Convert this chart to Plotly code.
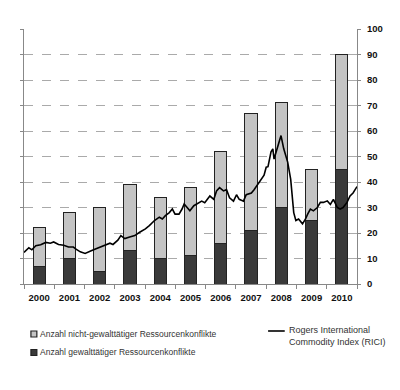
import plotly.graph_objects as go

years = ["2000", "2001", "2002", "2003", "2004", "2005", "2006", "2007", "2008", "2009", "2010"]
violent = [7, 10, 5, 13, 10, 11, 16, 21, 30, 25, 45]
nonviolent = [15, 18, 25, 26, 24, 27, 36, 46, 41, 20, 45]

rici_time = [2000.00, 2000.16, 2000.26, 2000.39, 2000.55, 2000.72, 2000.87, 2000.98, 2001.14, 2001.31,
             2001.47, 2001.63, 2001.73, 2001.86, 2002.02, 2002.12, 2002.22, 2002.38, 2002.55, 2002.71,
             2002.84, 2002.94, 2003.10, 2003.20, 2003.33, 2003.49, 2003.66, 2003.82, 2003.92, 2004.01,
             2004.14, 2004.31, 2004.47, 2004.57, 2004.67, 2004.80, 2004.90, 2004.99, 2005.12, 2005.22,
             2005.29, 2005.39, 2005.48, 2005.61, 2005.78, 2005.87, 2005.97, 2006.14, 2006.27, 2006.36,
             2006.46, 2006.59, 2006.69, 2006.79, 2006.92, 2007.02, 2007.11, 2007.25, 2007.34, 2007.51,
             2007.60, 2007.74, 2007.83, 2007.93, 2008.00, 2008.06, 2008.16, 2008.22, 2008.26, 2008.39,
             2008.49, 2008.58, 2008.71, 2008.81, 2008.88, 2008.91, 2008.98, 2009.07, 2009.20, 2009.30,
             2009.37, 2009.46, 2009.56, 2009.69, 2009.79, 2009.89, 2010.02, 2010.12, 2010.22, 2010.35,
             2010.44, 2010.54, 2010.67, 2010.77, 2010.87, 2011.00]
rici_value = [12.4, 14.2, 13.4, 15.0, 15.4, 16.3, 16.0, 16.5, 15.5, 15.2,
              14.5, 14.5, 13.6, 12.6, 12.0, 12.4, 13.0, 13.8, 14.5, 15.4,
              16.0, 15.5, 17.2, 19.0, 17.8, 18.4, 19.0, 20.3, 21.0, 21.6,
              22.9, 24.9, 26.2, 25.5, 26.8, 28.0, 29.4, 27.4, 27.4, 29.4,
              31.4, 30.0, 28.7, 30.7, 32.0, 32.5, 31.9, 34.5, 33.2, 36.5,
              37.8, 36.5, 37.0, 33.8, 32.5, 35.0, 33.2, 32.5, 35.0, 35.7,
              37.0, 39.5, 40.8, 42.7, 45.8, 46.0, 51.8, 53.0, 49.0, 54.3,
              58.2, 53.0, 47.8, 41.0, 32.5, 28.0, 24.9, 25.5, 23.6, 25.5,
              27.4, 29.4, 28.7, 30.0, 32.0, 32.0, 32.6, 31.2, 33.2, 30.0,
              29.4, 30.0, 32.0, 34.5, 35.7, 38.2]

y_ticks = list(range(0, 101, 10))

label_nonviolent = "Anzahl nicht-gewalttätiger Ressourcenkonflikte"
label_violent = "Anzahl gewalttätiger Ressourcenkonflikte"
label_rici = "Rogers International<br>Commodity Index (RICI)"

FONT = "Liberation Sans, Arial, sans-serif"
DARK = "#3a3a3a"
LIGHT = "#c4c4c4"
EDGE = "#222"

fig = go.Figure()
fig.add_trace(go.Bar(
    x=years, y=violent, name=label_violent,
    marker=dict(color=DARK, line=dict(color=EDGE, width=1)),
    width=0.4,
))
fig.add_trace(go.Bar(
    x=years, y=nonviolent, name=label_nonviolent,
    marker=dict(color=LIGHT, line=dict(color=EDGE, width=1)),
    width=0.4,
))
fig.add_trace(go.Scatter(
    x=rici_time, y=rici_value, xaxis="x2", mode="lines",
    name=label_rici, line=dict(color="#000", width=1.6),
))

# legend drawn below the plot (swatches + text)
legend_font = dict(size=8.5, color="#333", family=FONT)
shapes = [
    dict(type="rect", xref="paper", yref="paper", x0=0.0208, x1=0.0386, y0=-0.2078, y1=-0.1843,
         fillcolor=LIGHT, line=dict(color=EDGE, width=1.2)),
    dict(type="rect", xref="paper", yref="paper", x0=0.0208, x1=0.0386, y0=-0.2804, y1=-0.2569,
         fillcolor=DARK, line=dict(color=EDGE, width=1.2)),
    dict(type="line", xref="paper", yref="paper", x0=0.733, x1=0.783, y0=-0.1843, y1=-0.1843,
         line=dict(color="#000", width=1.6)),
]
annotations = [
    dict(text=label_nonviolent, xref="paper", yref="paper", x=0.041, y=-0.196,
         xanchor="left", yanchor="middle", showarrow=False, font=legend_font),
    dict(text=label_violent, xref="paper", yref="paper", x=0.041, y=-0.2686,
         xanchor="left", yanchor="middle", showarrow=False, font=legend_font),
    dict(text=label_rici, xref="paper", yref="paper", x=0.789, y=-0.205,
         xanchor="left", yanchor="middle", align="left", showarrow=False,
         font=dict(size=9, color="#333", family=FONT)),
]

fig.update_layout(
    width=392, height=382,
    margin=dict(l=12, r=43, t=21, b=106),
    paper_bgcolor="white", plot_bgcolor="white",
    barmode="stack", bargap=0.6,
    showlegend=False,
    font=dict(family=FONT, color="#222"),
    shapes=shapes, annotations=annotations,
    xaxis=dict(
        type="category", showline=True, linecolor="#888", linewidth=1,
        ticks="outside", tickson="boundaries", ticklen=4, tickcolor="#888",
        tickangle=0, ticklabelstandoff=5,
        tickfont=dict(size=9.5, color="#111", family=FONT, weight="bold"),
        showgrid=False, fixedrange=True,
    ),
    xaxis2=dict(overlaying="x", range=[2000, 2011], visible=False, showgrid=False),
    yaxis=dict(
        side="right", range=[0, 100], tickvals=y_ticks,
        showline=True, linecolor="#888", linewidth=1, mirror="ticks",
        ticks="outside", ticklen=3, tickcolor="#888", ticklabelstandoff=4,
        showgrid=True, gridcolor="#aaa", griddash="dash", gridwidth=1,
        tickfont=dict(size=9.5, color="#111", family=FONT, weight="bold"),
        zeroline=False,
    ),
)

fig.write_html("out.html")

WORK INSTRUCTIONS:
Please take the lines from the beginning of the data above through the line holding "41, 20, 45]" and transcribe them exactly, without any pictures.

EXPECTED OUTPUT:
Convert this chart to Plotly code.
import plotly.graph_objects as go

years = ["2000", "2001", "2002", "2003", "2004", "2005", "2006", "2007", "2008", "2009", "2010"]
violent = [7, 10, 5, 13, 10, 11, 16, 21, 30, 25, 45]
nonviolent = [15, 18, 25, 26, 24, 27, 36, 46, 41, 20, 45]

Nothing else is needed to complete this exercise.